From the data that follows, report how many lines hold the string "chart", giving only the number.
────────────────
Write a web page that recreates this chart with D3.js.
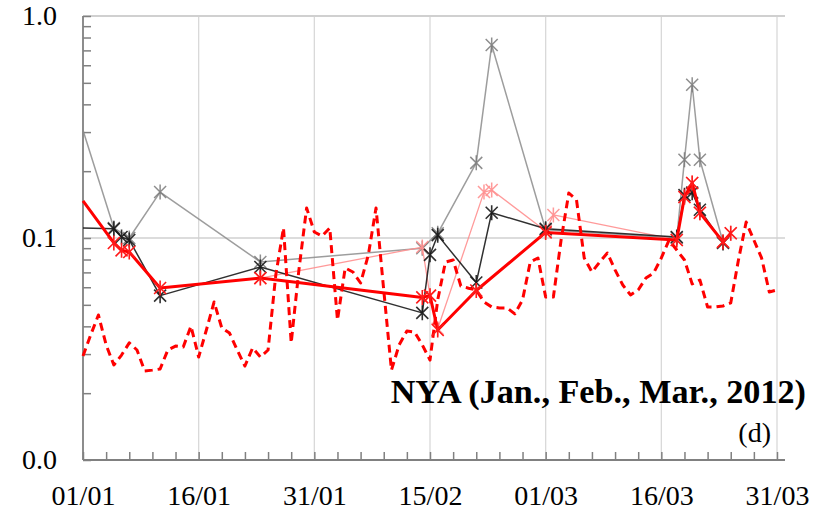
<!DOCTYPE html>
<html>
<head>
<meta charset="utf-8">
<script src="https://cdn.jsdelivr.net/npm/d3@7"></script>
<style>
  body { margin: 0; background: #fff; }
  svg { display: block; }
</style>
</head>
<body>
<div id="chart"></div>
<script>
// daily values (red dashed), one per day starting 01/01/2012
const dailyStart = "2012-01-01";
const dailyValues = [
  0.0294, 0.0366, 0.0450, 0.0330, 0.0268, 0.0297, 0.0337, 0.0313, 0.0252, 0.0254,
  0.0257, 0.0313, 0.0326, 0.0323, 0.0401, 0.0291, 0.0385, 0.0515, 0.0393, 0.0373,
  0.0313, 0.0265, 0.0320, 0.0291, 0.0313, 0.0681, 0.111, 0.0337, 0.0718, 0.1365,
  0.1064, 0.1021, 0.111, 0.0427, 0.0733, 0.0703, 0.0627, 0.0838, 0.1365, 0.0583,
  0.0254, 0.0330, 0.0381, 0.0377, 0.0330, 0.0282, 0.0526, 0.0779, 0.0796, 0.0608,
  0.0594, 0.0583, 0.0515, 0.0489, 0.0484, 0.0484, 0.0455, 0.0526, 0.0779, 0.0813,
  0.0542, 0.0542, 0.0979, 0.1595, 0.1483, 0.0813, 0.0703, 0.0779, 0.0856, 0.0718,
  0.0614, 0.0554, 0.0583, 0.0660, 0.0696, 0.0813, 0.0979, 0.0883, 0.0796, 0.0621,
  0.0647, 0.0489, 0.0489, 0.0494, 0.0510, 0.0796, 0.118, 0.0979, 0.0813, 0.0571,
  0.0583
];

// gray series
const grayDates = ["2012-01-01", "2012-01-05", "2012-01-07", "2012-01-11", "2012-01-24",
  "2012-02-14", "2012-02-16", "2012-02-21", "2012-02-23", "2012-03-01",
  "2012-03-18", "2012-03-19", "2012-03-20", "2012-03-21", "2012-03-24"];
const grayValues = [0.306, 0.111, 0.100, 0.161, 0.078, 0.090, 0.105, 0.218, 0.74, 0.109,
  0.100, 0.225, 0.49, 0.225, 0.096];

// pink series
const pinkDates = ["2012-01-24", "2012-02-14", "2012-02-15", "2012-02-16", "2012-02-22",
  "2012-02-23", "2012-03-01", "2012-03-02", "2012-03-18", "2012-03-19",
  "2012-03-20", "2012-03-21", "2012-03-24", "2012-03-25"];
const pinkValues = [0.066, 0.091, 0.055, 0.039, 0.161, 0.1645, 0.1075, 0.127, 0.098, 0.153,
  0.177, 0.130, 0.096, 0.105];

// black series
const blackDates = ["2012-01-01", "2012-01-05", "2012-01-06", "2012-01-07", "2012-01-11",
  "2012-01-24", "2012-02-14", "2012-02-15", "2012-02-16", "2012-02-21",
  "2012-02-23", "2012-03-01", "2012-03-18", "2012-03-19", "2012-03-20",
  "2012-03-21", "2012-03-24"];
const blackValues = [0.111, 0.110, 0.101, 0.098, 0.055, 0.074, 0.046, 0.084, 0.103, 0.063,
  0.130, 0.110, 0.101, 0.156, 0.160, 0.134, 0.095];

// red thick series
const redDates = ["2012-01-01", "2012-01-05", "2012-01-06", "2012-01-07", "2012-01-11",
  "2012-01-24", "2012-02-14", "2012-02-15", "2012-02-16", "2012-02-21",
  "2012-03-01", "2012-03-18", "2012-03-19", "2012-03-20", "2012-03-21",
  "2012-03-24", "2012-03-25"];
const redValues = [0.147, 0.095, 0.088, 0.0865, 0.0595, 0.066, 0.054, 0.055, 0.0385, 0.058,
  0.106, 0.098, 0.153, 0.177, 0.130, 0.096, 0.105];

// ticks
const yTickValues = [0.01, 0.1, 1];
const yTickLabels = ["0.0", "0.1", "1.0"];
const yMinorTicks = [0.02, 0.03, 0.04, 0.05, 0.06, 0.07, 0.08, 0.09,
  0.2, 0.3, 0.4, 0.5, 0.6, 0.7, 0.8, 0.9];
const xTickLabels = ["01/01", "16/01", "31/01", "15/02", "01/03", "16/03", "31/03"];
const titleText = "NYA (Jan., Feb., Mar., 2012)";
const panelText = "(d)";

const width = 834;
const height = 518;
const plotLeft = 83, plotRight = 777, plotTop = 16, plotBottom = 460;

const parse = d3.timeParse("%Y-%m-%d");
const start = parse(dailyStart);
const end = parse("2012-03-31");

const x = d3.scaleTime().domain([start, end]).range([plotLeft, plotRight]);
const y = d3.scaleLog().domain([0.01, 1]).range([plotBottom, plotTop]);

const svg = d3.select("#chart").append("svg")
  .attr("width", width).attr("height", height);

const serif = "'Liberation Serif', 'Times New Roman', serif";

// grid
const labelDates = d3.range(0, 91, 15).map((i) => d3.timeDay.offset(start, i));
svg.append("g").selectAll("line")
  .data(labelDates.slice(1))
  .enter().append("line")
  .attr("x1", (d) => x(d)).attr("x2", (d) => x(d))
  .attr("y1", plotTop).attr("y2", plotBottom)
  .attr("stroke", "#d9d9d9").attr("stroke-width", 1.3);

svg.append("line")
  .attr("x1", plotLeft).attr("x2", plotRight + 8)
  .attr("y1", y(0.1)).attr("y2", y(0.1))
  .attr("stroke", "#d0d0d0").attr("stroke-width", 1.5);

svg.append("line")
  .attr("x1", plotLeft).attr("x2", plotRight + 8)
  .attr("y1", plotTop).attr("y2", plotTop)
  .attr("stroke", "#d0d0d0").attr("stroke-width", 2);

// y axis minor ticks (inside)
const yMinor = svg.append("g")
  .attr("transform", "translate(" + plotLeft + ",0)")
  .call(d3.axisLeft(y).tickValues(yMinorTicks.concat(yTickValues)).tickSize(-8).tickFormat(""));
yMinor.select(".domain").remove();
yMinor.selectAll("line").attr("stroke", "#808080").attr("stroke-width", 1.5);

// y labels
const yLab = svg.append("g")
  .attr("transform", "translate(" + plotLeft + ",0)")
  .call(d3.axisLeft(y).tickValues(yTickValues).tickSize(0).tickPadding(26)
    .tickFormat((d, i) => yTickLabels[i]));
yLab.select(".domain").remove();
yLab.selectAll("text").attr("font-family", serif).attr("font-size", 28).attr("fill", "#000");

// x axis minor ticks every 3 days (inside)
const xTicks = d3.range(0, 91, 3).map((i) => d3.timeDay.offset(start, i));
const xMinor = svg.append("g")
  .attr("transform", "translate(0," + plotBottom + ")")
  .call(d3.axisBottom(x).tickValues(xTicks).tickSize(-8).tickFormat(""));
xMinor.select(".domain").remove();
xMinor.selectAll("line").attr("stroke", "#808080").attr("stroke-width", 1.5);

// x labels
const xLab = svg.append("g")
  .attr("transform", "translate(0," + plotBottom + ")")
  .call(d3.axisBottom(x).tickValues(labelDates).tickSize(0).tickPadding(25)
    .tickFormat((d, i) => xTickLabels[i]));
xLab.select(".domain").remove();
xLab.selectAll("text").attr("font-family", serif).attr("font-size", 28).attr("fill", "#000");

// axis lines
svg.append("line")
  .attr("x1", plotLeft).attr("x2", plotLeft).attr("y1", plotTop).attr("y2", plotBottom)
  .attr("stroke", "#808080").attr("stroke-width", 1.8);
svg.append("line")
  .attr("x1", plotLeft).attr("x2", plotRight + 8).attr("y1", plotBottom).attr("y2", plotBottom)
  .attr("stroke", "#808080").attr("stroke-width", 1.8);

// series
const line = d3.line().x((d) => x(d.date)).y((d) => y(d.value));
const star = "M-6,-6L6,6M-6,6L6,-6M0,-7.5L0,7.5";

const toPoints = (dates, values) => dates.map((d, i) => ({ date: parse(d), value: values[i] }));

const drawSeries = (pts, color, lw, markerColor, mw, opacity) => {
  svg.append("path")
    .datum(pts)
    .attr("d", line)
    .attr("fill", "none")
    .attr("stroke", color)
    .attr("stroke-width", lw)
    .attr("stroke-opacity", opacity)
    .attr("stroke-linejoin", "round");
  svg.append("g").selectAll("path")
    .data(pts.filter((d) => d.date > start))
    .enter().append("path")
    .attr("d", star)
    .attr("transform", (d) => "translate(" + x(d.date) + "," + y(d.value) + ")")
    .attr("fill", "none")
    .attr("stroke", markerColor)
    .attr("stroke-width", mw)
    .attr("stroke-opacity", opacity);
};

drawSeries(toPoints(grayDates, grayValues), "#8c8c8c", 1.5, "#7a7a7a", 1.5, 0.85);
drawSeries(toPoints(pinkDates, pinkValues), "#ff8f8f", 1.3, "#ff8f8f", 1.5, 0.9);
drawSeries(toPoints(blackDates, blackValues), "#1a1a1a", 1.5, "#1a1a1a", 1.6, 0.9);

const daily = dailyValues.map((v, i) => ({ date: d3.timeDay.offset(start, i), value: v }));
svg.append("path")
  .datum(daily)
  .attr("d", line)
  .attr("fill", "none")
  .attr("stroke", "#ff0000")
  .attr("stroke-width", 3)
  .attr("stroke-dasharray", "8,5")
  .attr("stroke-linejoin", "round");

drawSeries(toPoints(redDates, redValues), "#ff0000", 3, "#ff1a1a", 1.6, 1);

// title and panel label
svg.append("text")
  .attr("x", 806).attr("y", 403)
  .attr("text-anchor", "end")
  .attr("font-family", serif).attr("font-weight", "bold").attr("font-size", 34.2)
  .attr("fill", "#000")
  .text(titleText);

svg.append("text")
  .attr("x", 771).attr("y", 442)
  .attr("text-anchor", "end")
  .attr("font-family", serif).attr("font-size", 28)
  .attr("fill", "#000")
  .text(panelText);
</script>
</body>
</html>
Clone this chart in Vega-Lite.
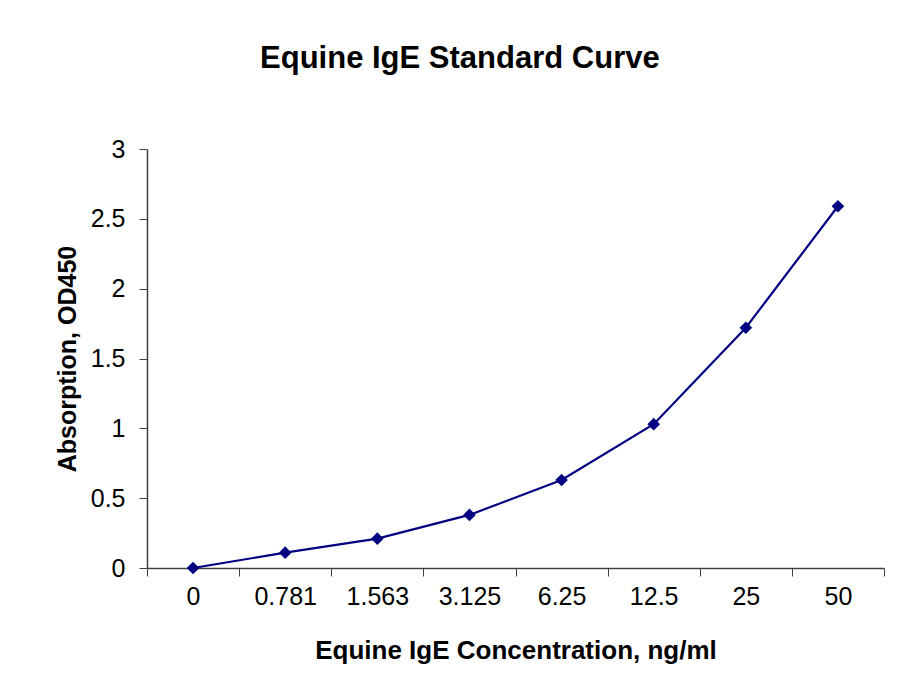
────────────────
Written reply: 4